Appalti pubblici: incostituzionali norme LR15/2008 su tracciabilità

Appalti pubblicie misure specifiche di prevenzione e contrasto alla criminalità organizzata, richiedendo un’applicazione uniforme su tutto il territorio dello Stato, gravitano nel campo occupato dalla normativa statale nell’esercizio della competenza esclusiva in materia di «ordine pubblico e sicurezza», rispetto alla quale il legislatore regionale è estraneo.

E’ quanto deciso dalla Corte Costituzionale con la sentenza n. 33, pubblicata in G. U. 18/03/2015 n. 11, che è intervenuta a seguito di un rinvio del Tribunale amministrativo regionale per la Sicilia, che aveva sollevato questione di legittimità costituzionale dell’art. 2, commi 1 e 2, della legge della Regione siciliana 20 novembre 2008, n. 15 (Misure di contrasto alla criminalità organizzata), in riferimento agli artt. 3, secondo comma, 27, secondo comma, 97, primo comma, e 117, secondo comma, lettere h) ed l), della Costituzione.

In particolare, l’art. 2 della legge reg. Sicilia n. 15 del 2008 prevedeva l’obbligo per gli aggiudicatari di indicare il numero di conto corrente unico sul quale gli enti appaltanti dovevano far confluire tutte le somme relative all’appalto. L’aggiudicatario, dal canto suo, si doveva avvalere di tale conto corrente per tutte le operazioni relative all’appalto, compresi i pagamenti delle retribuzioni al personale. Il mancato rispetto di tale obbligo comportava la risoluzione per inadempimento contrattuale.

Inoltre, nello stesso articolo era previsto che i bandi di gara dovessero prevedere, pena la nullità degli stessi, la risoluzione del contratto nell’ipotesi in cui il legale rappresentante o uno dei dirigenti dell’impresa aggiudicataria fossero rinviati a giudizio per favoreggiamento nell’ambito di procedimenti relativi a reati di criminalità organizzata.

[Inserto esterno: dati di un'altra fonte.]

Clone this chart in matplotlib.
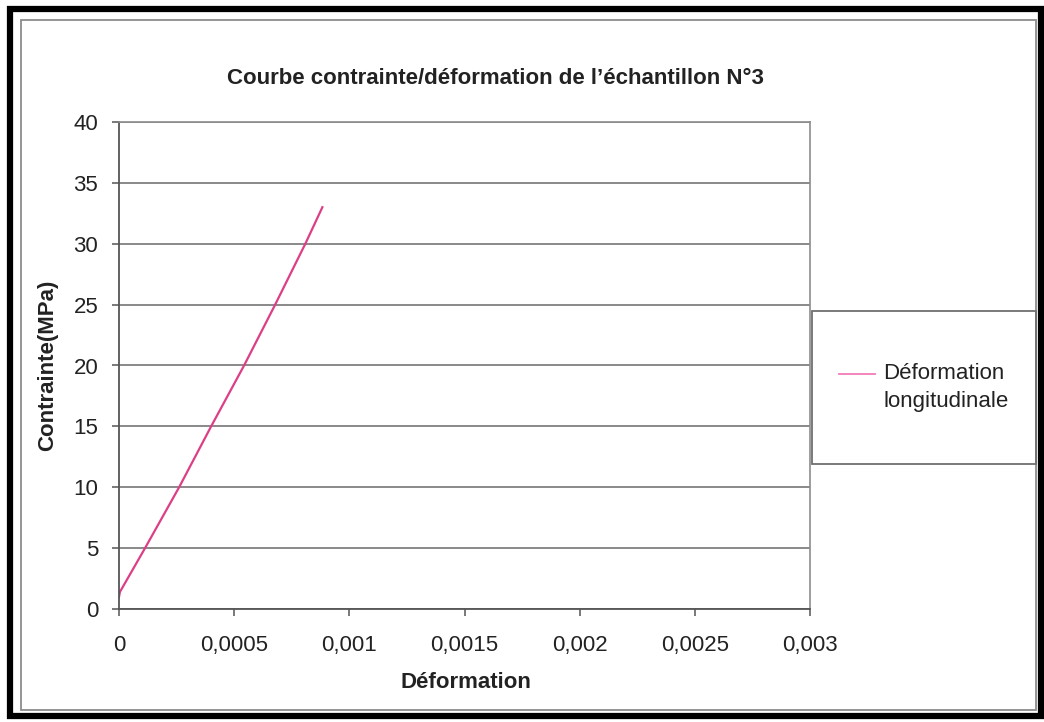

Secondo la Corte, l’art. 2 della LR n. 15 del 2008 va senz’altro ricondotto alla materia, di esclusiva competenza statale «ordine pubblico e sicurezza», che per costante giurisprudenza ha per oggetto le «misure relative alla prevenzione dei reati ed al mantenimento dell’ordine pubblico» (ex plurimis, sentenza n. 118 del 2013).

Pertanto, sussiste, nel caso in esame, una sovrapposizione dell’intervento regionale sulla tracciabilità dei flussi finanziari pubblici, laddove la legge regionale, imponendo l’utilizzo di un unico conto corrente, riproduce sostanzialmente il contenuto dell’art. 3 della legge statale n. 136 del 2010, che è stato elaborato – al pari della prima disposizione – con lo scopo di prevenire negli appalti pubblici i «reati che possano originarsi dal maneggio del pubblico denaro, con riferimento soprattutto all’infiltrazione criminale e al riciclaggio» (sentenza n. 35 del 2012).

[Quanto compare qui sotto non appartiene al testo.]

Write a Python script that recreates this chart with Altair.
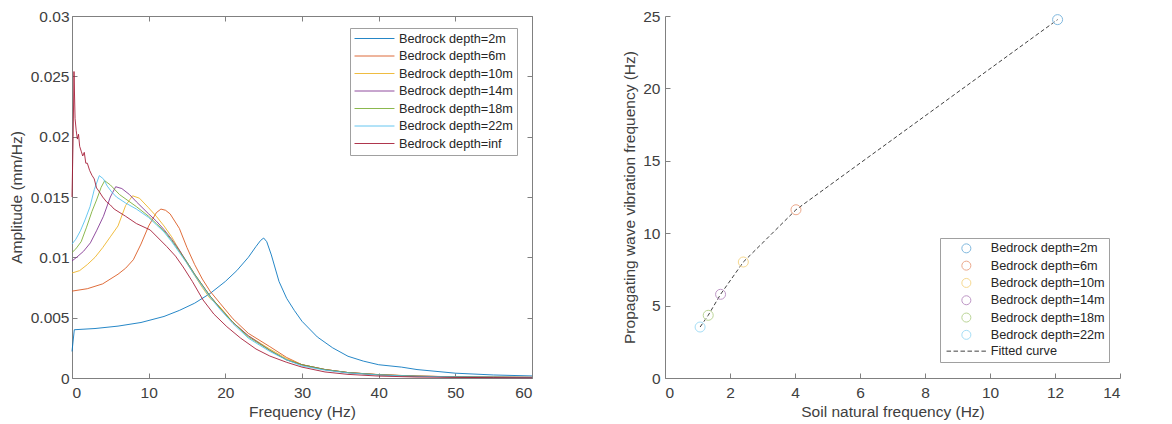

Inoltre, la stessa Corte evidenzia che la disciplina statale non prescrive la nullità del bando per mancata previsione della risoluzione contrattuale, nel caso in cui un soggetto apicale dell’impresa aggiudicataria venga rinviato a giudizio.

Le considerazioni che precedono consentono alla Corte di affermare che, considerata la coincidenza tra finalità delle norme impugnate e l’oggetto materiale su cui incidono, gli strumenti normativi impiegati non possono che gravitare nel campo occupato dalla normativa statale, cui spetta la competenza esclusiva in materia di ordine pubblico e sicurezza.

Pertanto, deve essere dichiarata l’illegittimità costituzionale in via consequenziale dell’art. 2, comma 3, della legge reg. Sicilia n. 15 del 2008., senza che possa essere invocata l’autonomia speciale statutariamente accordata alla Regione siciliana (sentenza n. 55 del 2001).